The best parts of this old magazine, for me, are the ads. Ads for Gold Medal and Pillsbury flours, Lux and Palmolive soap, Prince Albert, Velvet and Union Leader (pipe and 'roll your own' cigarette) tobaccos, Savage automatic and bolt action rifles and Daisy Air Rifles. The air rifle, what we called B-B guns, at $2.50 was about half the price of a bolt action, single shot, Savage .22 at $4.95. (The most expensive rifle was the Model 6 automatic which held 15, .22 long cartridges.)


The "big three", Ford, Chevrolet and Plymouth, all had full page ads. Naturally I used the Plymouth example. I remember many long debates (arguments?) among the boys in grade school as to which was the best car. Dad drove a Plymouth, Mitchell's stuck up for Chevy's and someone, maybe Talty, argued Fords were best. $685 for a Sedan! Tires for a car cost that much today.

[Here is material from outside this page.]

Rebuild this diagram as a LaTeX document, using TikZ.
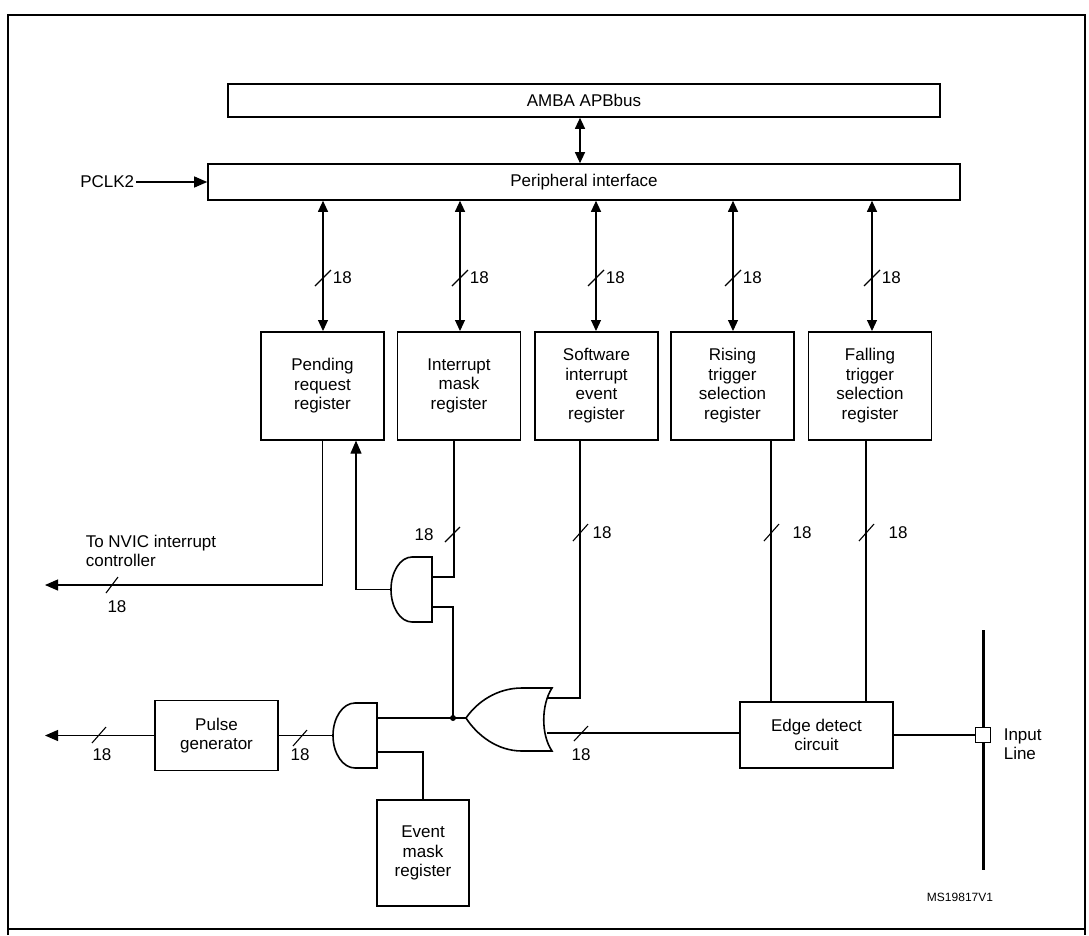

Then there was this ad for Colored Dinnerware. No where in the ad does it say Fiesta Ware but that has to be what it is. The offer is a way to earn your own sets by selling Farm Journal subscriptions. Colors were: luscious raspberry red, sunny yellow, powder blue and lettuce green. Tangerine could be substituted for the red, "if you prefer". The ad says: "Your Last Chance" - the offer was being repeated for the benefit of Farm Journal readers because "thousands of readers of Farmer's Wife have already secured their sets."

And the chicken ads! I counted forty different  display ads for chicks and a column and half of classified ads for them (about 30 ads). Of all those companies I know of at least one still in business today, 76 years later - Murray McMurray Hatchery, Webster City, Iowa. (mcmurrayhatchery.com) I think I'm going to sign up for their e-mail newsletter.
Raising chickens has become de rigueur in urban areas. It was just part of the farm operation in my day. Although looking at the Non-Sensor column in this magazine, I think it may have been a money making proposition, too - Uncle Levi Zinc Says: "Seasons come and seasons go, but this is the season when any good office man can take pencil and paper and quickly get rich raising chickens."

I have the feeling this old magazine may spark some more blog entries. It has certainly brought back some memories. The final thought in the Topics In Season column: "Things are growing. Wherever you look there is life -- colts in the pasture, calves in the barn, chicks under the brooder, bees in the orchard, new grass in the fields, green leaves on the trees, early planted crops sprouting.
Anyone looking for hidden values in rural life can find them in May."

It may only be January, but I'm ready for spring!